*What to produce*:
Restate the whole of the material. Keep every word, and drop the pictures.
---
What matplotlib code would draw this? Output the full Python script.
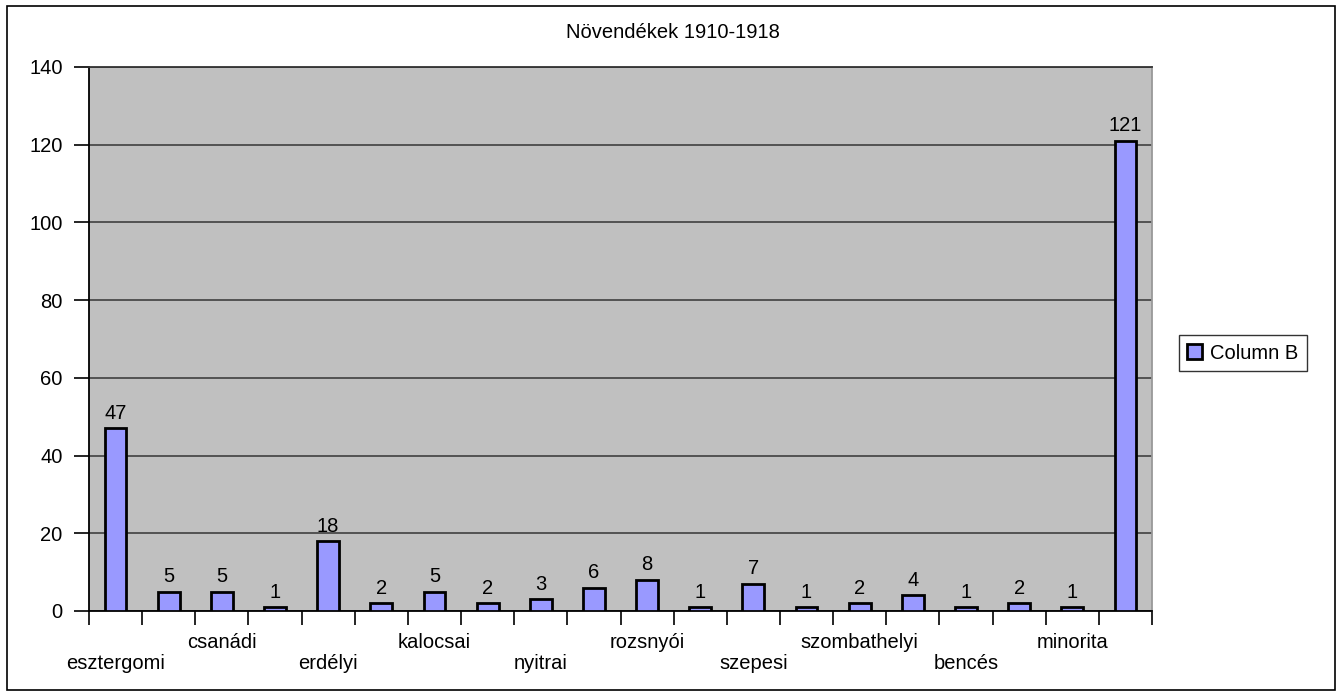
import matplotlib
matplotlib.use("Agg")
import matplotlib.pyplot as plt
from matplotlib.patches import Rectangle

plt.rcParams['font.family'] = ['Liberation Sans', 'DejaVu Sans']

title = "Növendékek 1910-1918"
series_name = "Column B"
categories = ["esztergomi", "", "csanádi", "", "erdélyi", "", "kalocsai", "",
              "nyitrai", "", "rozsnyói", "", "szepesi", "", "szombathelyi", "",
              "bencés", "", "minorita", ""]
values = [47, 5, 5, 1, 18, 2, 5, 2, 3, 6, 8, 1, 7, 1, 2, 4, 1, 2, 1, 121]
yticks = [0, 20, 40, 60, 80, 100, 120, 140]

FS = 14.5
fig = plt.figure(figsize=(13.43, 7.0), dpi=100)
fig.patches.append(Rectangle((7/1343, 1-690/700), (1335-7)/1343, (690-6)/700,
                             transform=fig.transFigure, fill=False,
                             edgecolor='black', linewidth=1.2))
ax = fig.add_axes([89/1343, 1-611/700, 1063/1343, 544/700])
ax.set_facecolor('#c0c0c0')

x = list(range(len(values)))
bars = ax.bar(x, values, width=0.41, color='#9999ff', edgecolor='black',
              linewidth=2.0, zorder=3, label=series_name)
ax.bar_label(bars, labels=[str(v) for v in values], padding=4, fontsize=FS)

ax.set_xlim(-0.5, len(values) - 0.5)
ax.set_ylim(0, 140)
ax.set_yticks(yticks)
ax.set_yticklabels([str(t) for t in yticks], fontsize=FS)
ax.yaxis.grid(True, color='#404040', linewidth=1.2, zorder=1)
ax.set_axisbelow(True)
ax.tick_params(axis='y', length=11, width=1.2, pad=8, color='black')

# category labels, staggered in two rows
ax.set_xticks(x)
lbls = []
for i, c in enumerate(categories):
    if c == "":
        lbls.append("")
    elif (i // 2) % 2 == 0:
        lbls.append("\n" + c)
    else:
        lbls.append(c)
ax.set_xticklabels(lbls, fontsize=FS, linespacing=1.15)
ax.tick_params(axis='x', which='major', length=0, pad=16)
ax.set_xticks([i - 0.5 for i in range(len(values) + 1)], minor=True)
ax.tick_params(axis='x', which='minor', length=10, width=1.2, color='black')

for s in ['left', 'bottom']:
    ax.spines[s].set_color('black')
    ax.spines[s].set_linewidth(1.3)
ax.spines['top'].set_color('#333333')
ax.spines['top'].set_linewidth(1.3)
ax.spines['right'].set_color('#999999')
ax.spines['right'].set_linewidth(1.3)

fig.text(673/1343, 1-33/700, title, ha='center', va='center', fontsize=FS)

leg = fig.legend(handles=[bars], labels=[series_name], loc='center left',
                 bbox_to_anchor=(1179/1343, 1-353/700), fontsize=FS,
                 frameon=True, fancybox=False, handlelength=0.75,
                 handleheight=0.75, handletextpad=0.4, borderpad=0.4,
                 borderaxespad=0)
leg.get_frame().set_edgecolor('black')
leg.get_frame().set_linewidth(1.0)
for h in leg.legend_handles:
    h.set_linewidth(2.0)

fig.savefig("out.png", dpi=100)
---
*Final answer*:
What matplotlib code would draw this? Output the full Python script.
import matplotlib
matplotlib.use("Agg")
import matplotlib.pyplot as plt
from matplotlib.patches import Rectangle

plt.rcParams['font.family'] = ['Liberation Sans', 'DejaVu Sans']

title = "Növendékek 1910-1918"
series_name = "Column B"
categories = ["esztergomi", "", "csanádi", "", "erdélyi", "", "kalocsai", "",
              "nyitrai", "", "rozsnyói", "", "szepesi", "", "szombathelyi", "",
              "bencés", "", "minorita", ""]
values = [47, 5, 5, 1, 18, 2, 5, 2, 3, 6, 8, 1, 7, 1, 2, 4, 1, 2, 1, 121]
yticks = [0, 20, 40, 60, 80, 100, 120, 140]

FS = 14.5
fig = plt.figure(figsize=(13.43, 7.0), dpi=100)
fig.patches.append(Rectangle((7/1343, 1-690/700), (1335-7)/1343, (690-6)/700,
                             transform=fig.transFigure, fill=False,
                             edgecolor='black', linewidth=1.2))
ax = fig.add_axes([89/1343, 1-611/700, 1063/1343, 544/700])
ax.set_facecolor('#c0c0c0')

x = list(range(len(values)))
bars = ax.bar(x, values, width=0.41, color='#9999ff', edgecolor='black',
              linewidth=2.0, zorder=3, label=series_name)
ax.bar_label(bars, labels=[str(v) for v in values], padding=4, fontsize=FS)

ax.set_xlim(-0.5, len(values) - 0.5)
ax.set_ylim(0, 140)
ax.set_yticks(yticks)
ax.set_yticklabels([str(t) for t in yticks], fontsize=FS)
ax.yaxis.grid(True, color='#404040', linewidth=1.2, zorder=1)
ax.set_axisbelow(True)
ax.tick_params(axis='y', length=11, width=1.2, pad=8, color='black')

# category labels, staggered in two rows
ax.set_xticks(x)
lbls = []
for i, c in enumerate(categories):
    if c == "":
        lbls.append("")
    elif (i // 2) % 2 == 0:
        lbls.append("\n" + c)
    else:
        lbls.append(c)
ax.set_xticklabels(lbls, fontsize=FS, linespacing=1.15)
ax.tick_params(axis='x', which='major', length=0, pad=16)
ax.set_xticks([i - 0.5 for i in range(len(values) + 1)], minor=True)
ax.tick_params(axis='x', which='minor', length=10, width=1.2, color='black')

for s in ['left', 'bottom']:
    ax.spines[s].set_color('black')
    ax.spines[s].set_linewidth(1.3)
ax.spines['top'].set_color('#333333')
ax.spines['top'].set_linewidth(1.3)
ax.spines['right'].set_color('#999999')
ax.spines['right'].set_linewidth(1.3)

fig.text(673/1343, 1-33/700, title, ha='center', va='center', fontsize=FS)

leg = fig.legend(handles=[bars], labels=[series_name], loc='center left',
                 bbox_to_anchor=(1179/1343, 1-353/700), fontsize=FS,
                 frameon=True, fancybox=False, handlelength=0.75,
                 handleheight=0.75, handletextpad=0.4, borderpad=0.4,
                 borderaxespad=0)
leg.get_frame().set_edgecolor('black')
leg.get_frame().set_linewidth(1.0)
for h in leg.legend_handles:
    h.set_linewidth(2.0)

fig.savefig("out.png", dpi=100)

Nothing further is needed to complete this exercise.